Using ICALABEL to detect line noise

  • MNE version:1.8.0
    Hello everyone
    I have a batch of data with line noise, and I want to use ICALABEL to help me identify eye movement and line noise components.
    According to ICALABLE’s suggestion, I trained ICA in epochs of 1-100Hz filtering and obtained some components that may be eye movement and line noise.
    Afterwards, I should remove these components on epochs of 0.1-30Hz.
    But I think this is a bit strange because the 30Hz low-pass filter has already removed high-frequency noise.
    Will removing high-frequency noise from the IC again lead to excessive removal?
    Or should I remove IC of noise on original raw data

    without filter?

Hello, if your data has already been filtered such that line noise is not an issue anymore, why not simply ignore the line noise components that MNE-ICALabel reports, i.e., just don’t remove those.

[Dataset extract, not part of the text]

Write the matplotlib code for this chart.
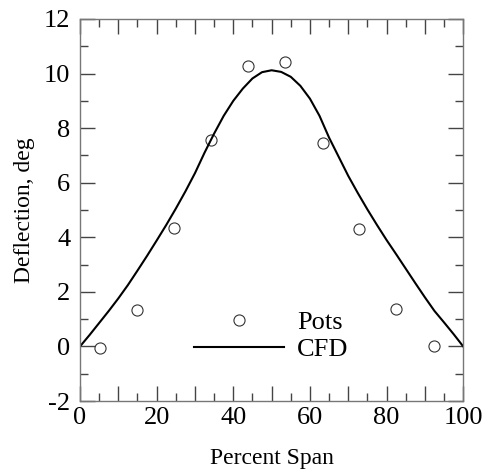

This would be the easiest approach in my opinion. MNE-ICALabel allows you to pick components that are for example related to blinks only.

Best wishes,
Richard

Hello richard,
Thank you for your help!
But


there are still line noise on 10-30hz (looks like)after 0.1-30hz filter , I don`t know what component it is.
Maybe it is not line noise, Have you ever meet this problem?
Thank you again!

Honestly I don’t see anything there :sweat_smile:

What you can try is remove the line noise components and check what the signal looks like after cleaning :slight_smile:

Edit: Oh you mean the generally higher power of those two channels? If you suspect there might be a problem, these channels would actually be candidates for exclusion (i.e., marking them bad) – before ICA!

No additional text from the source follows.